The family I was living with left Estonia about 6 weeks ago. The first week was AWESOME!! I was thrilled to have my privacy again.

The week after that was AWFUL!! I started climbing the walls. I called everyone I knew (like one person) to see if they wanted to hang out with me, but they were all busy.

So,I went to the Tallinn Central Library and embarked on a reading campaign. I started with The Unbearable Lightness of Being by Milan Kundera. It was amazing! No one can write like him. I feel like he was not only right there with me during my ensuing existential crisis, but fueling it at the same time. ;) Loads of good quotes have been copied down in my diary for future reference...

Then I read Sophie's Choice by William Styron. Anyone who has read this knows that it contains some heavy sociological and psychological themes that really expose human nature at it's not so finest. As sort of a serendipitous accompaniment to this book, I'm taking a course on consciousness and am reading The Feeling of What Happens: Body and Emotion in the Making of Consciousness by Antonio Damasio. Before I turned the first page, I was prepared to have my mind blown. Consciousness, what we know, and how we know it, while being tasty food for thought, is also good tinder for my - you guessed it - existential crisis.

I returned Sophie's Choice and picked up Love in the Time of Cholera by Gabriel Garcia-Marquez, A Moveable Feast by Hemingway, and what may possibly be the oldest copy of Whitman's Leaves of Grass ever published (Macy's books, 1921).

Yesterday morning I read A Moveable Feast in it's entirety. It was beautifully written and, again, exposed human nature (and snobby Parisian culture) from 1921-1926 when "Hem" was in Paris writing, drinking, hanging out with Gertrude Stein, Scott Fitzgeral, Ezra Pound, and gambling on the horses. What he has to say about spring is really true for me as well.

When spring came, even the false spring, there were no problems except where to be happiest. The only thing that could spoil a day was people and if you could keep from making engagements, each day had no limits. People were always the limiters of happiness except for the very few that were as good as spring itself.
But, the real reason I chose to read Feast was for this sentiment about Paris that can be applied to any place that I have lived. When authors get it right, they get it right. What can I say?
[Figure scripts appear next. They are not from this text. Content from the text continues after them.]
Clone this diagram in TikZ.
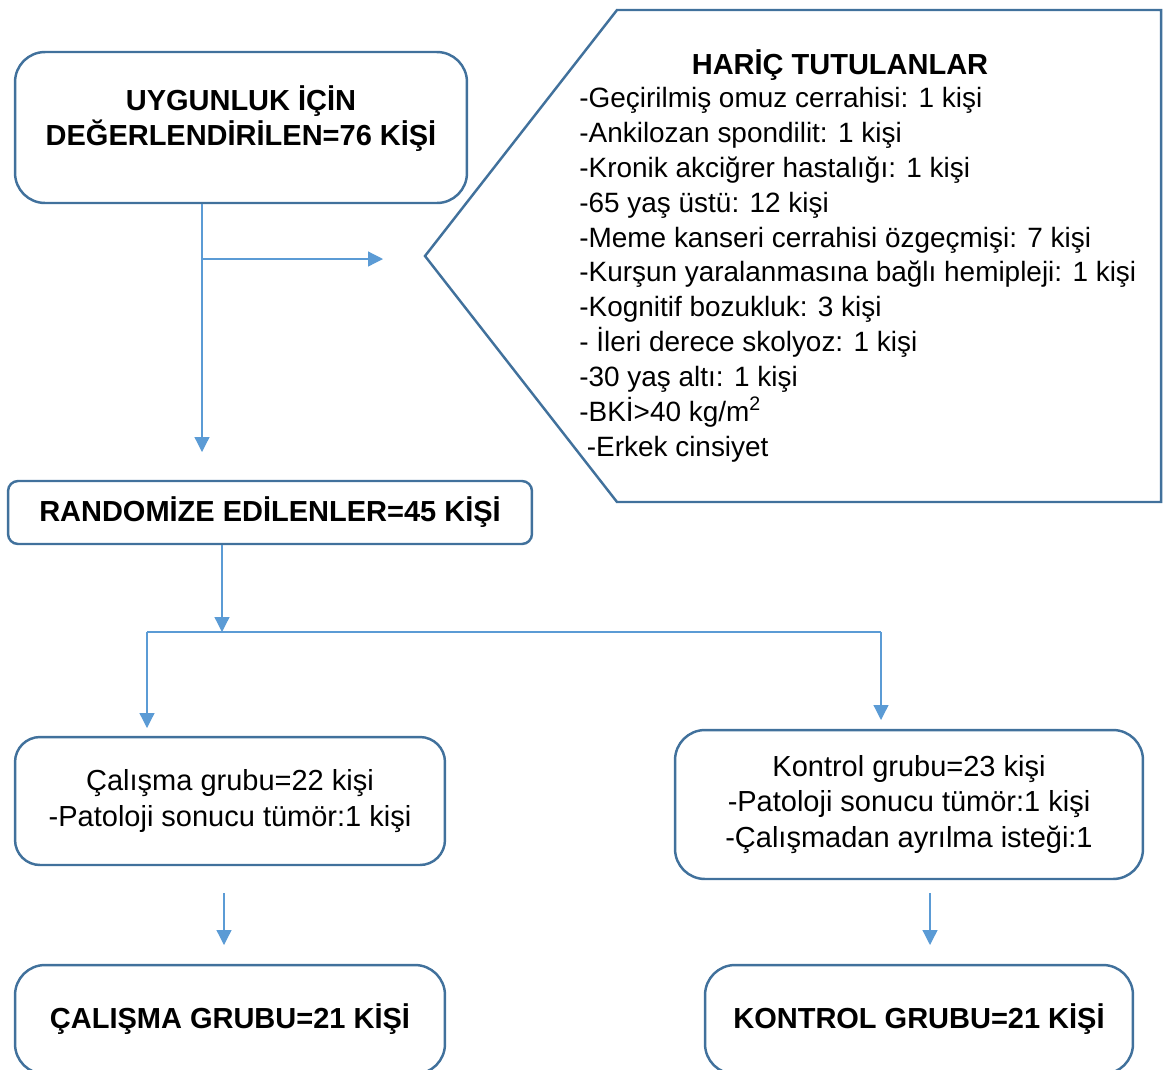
\documentclass[tikz,border=0pt]{standalone}
\usepackage{fontspec}
\setmainfont{Liberation Sans}
\usetikzlibrary{positioning, arrows.meta}
\definecolor{FrameBlue}{RGB}{65, 113, 156}
\definecolor{LinkBlue}{RGB}{91, 155, 213}

\tikzset{
    box/.style={draw=FrameBlue, line width=1.4pt, align=center, inner sep=0pt,
        font=\fontsize{16.5}{20}\selectfont},
    boldbox/.style={box, font=\fontsize{16.5}{20}\selectfont\bfseries},
    link/.style={draw=LinkBlue, line width=0.7pt},
    linkarrow/.style={link, -{Triangle[width=8.5pt,length=8.5pt]}}
}

\begin{document}
\begin{tikzpicture}[x=0.02cm, y=-0.02cm]
    \useasboundingbox (0,0) rectangle (1165,1069);

    % Boxes
    \node[boldbox, minimum width=9.04cm, minimum height=3.02cm, rounded corners=0.6cm]
        (elig) at (241,127.5) {UYGUNLUK İÇİN\\DEĞERLENDİRİLEN=76 KİŞİ\\[-0.22cm]};
    \node[boldbox, minimum width=10.48cm, minimum height=1.26cm, rounded corners=0.2cm]
        (rand) at (270,512.5) {RANDOMİZE EDİLENLER=45 KİŞİ};
    \node[box, minimum width=8.6cm, minimum height=2.56cm, rounded corners=0.5cm]
        (study) at (230,801) {Çalışma grubu=22 kişi\\-Patoloji sonucu tümör:1 kişi};
    \node[box, minimum width=9.36cm, minimum height=2.98cm, rounded corners=0.6cm]
        (control) at (909,804.5) {Kontrol grubu=23 kişi\\-Patoloji sonucu tümör:1 kişi\\-Çalışmadan ayrılma isteği:1};
    \node[boldbox, minimum width=8.6cm, minimum height=2.18cm, rounded corners=0.6cm]
        (studyend) at (230,1019.5) {ÇALIŞMA GRUBU=21 KİŞİ};
    \node[boldbox, minimum width=8.56cm, minimum height=2.18cm, rounded corners=0.6cm]
        (controlend) at (919,1019.5) {KONTROL GRUBU=21 KİŞİ};

    % Excluded
    \draw[FrameBlue, line width=1.4pt] (617,10) -- (1161,10) -- (1161,502) -- (617,502) -- (425,256) -- cycle;
    \node[font=\fontsize{16.5}{20}\selectfont\bfseries] (exhead) at (840,65) {HARİÇ TUTULANLAR};
    \node[anchor=north west, align=left, inner sep=0pt, font=\fontsize{15.9}{19.85}\selectfont]
        (exlist) at (579,87) {-Geçirilmiş omuz cerrahisi: 1 kişi\\
        -Ankilozan spondilit: 1 kişi\\
        -Kronik akciğrer hastalığı: 1 kişi\\
        -65 yaş üstü: 12 kişi\\
        -Meme kanseri cerrahisi özgeçmişi: 7 kişi\\
        -Kurşun yaralanmasına bağlı hemipleji: 1 kişi\\
        -Kognitif bozukluk: 3 kişi\\
        - İleri derece skolyoz: 1 kişi\\
        -30 yaş altı: 1 kişi\\
        -BKİ>40 kg/m\textsuperscript{2}\\
        \hspace{0.15cm}-Erkek cinsiyet};

    % Connector points
    \coordinate (split1) at (202,259);
    \coordinate (down1) at (202,452);
    \coordinate (side1) at (383,259);
    \coordinate (split2) at (222,632);
    \coordinate (left2) at (147,632);
    \coordinate (right2) at (881,632);
    \coordinate (lefttip) at (147,728);
    \coordinate (righttip) at (881,720);
    \coordinate (lefttop) at (224,893);
    \coordinate (leftend) at (224,945);
    \coordinate (righttop) at (930,893);
    \coordinate (rightend) at (930,945);

    % Connectors
    \draw[linkarrow] (split1 |- elig.south) -- (down1);
    \draw[linkarrow] (split1) -- (side1);
    \draw[linkarrow] (split2 |- rand.south) -- (split2);
    \draw[link] (left2) -- (right2);
    \draw[linkarrow] (left2) -- (lefttip);
    \draw[linkarrow] (right2) -- (righttip);
    \draw[linkarrow] (lefttop) -- (leftend);
    \draw[linkarrow] (righttop) -- (rightend);
\end{tikzpicture}
\end{document}
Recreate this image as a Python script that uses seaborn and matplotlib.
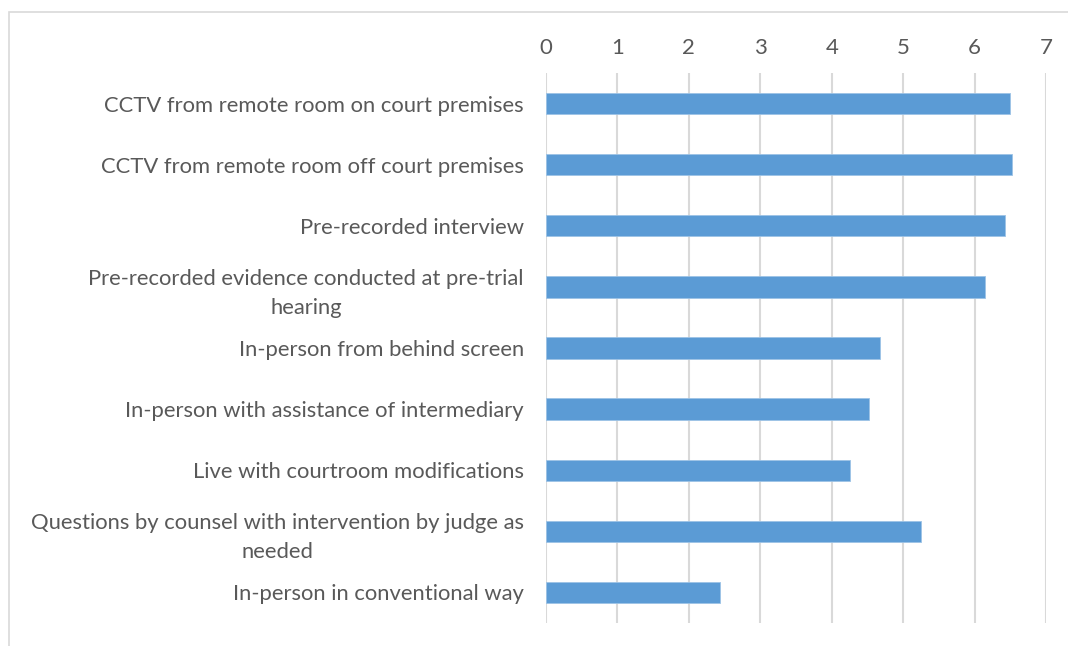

There is never any ending to Paris and the memory of each person who has lived in it differs from that of any other. We always returned to it no matter who we were or how it was changed or with what difficulties, or ease, it could be reached. Paris was always worth it and you received return for whatever you brought to it. But this is how Paris was in the early days when we were very poor and very happy.
Conclusion? But this is how Europe was in the early days when I was very poor and very happy.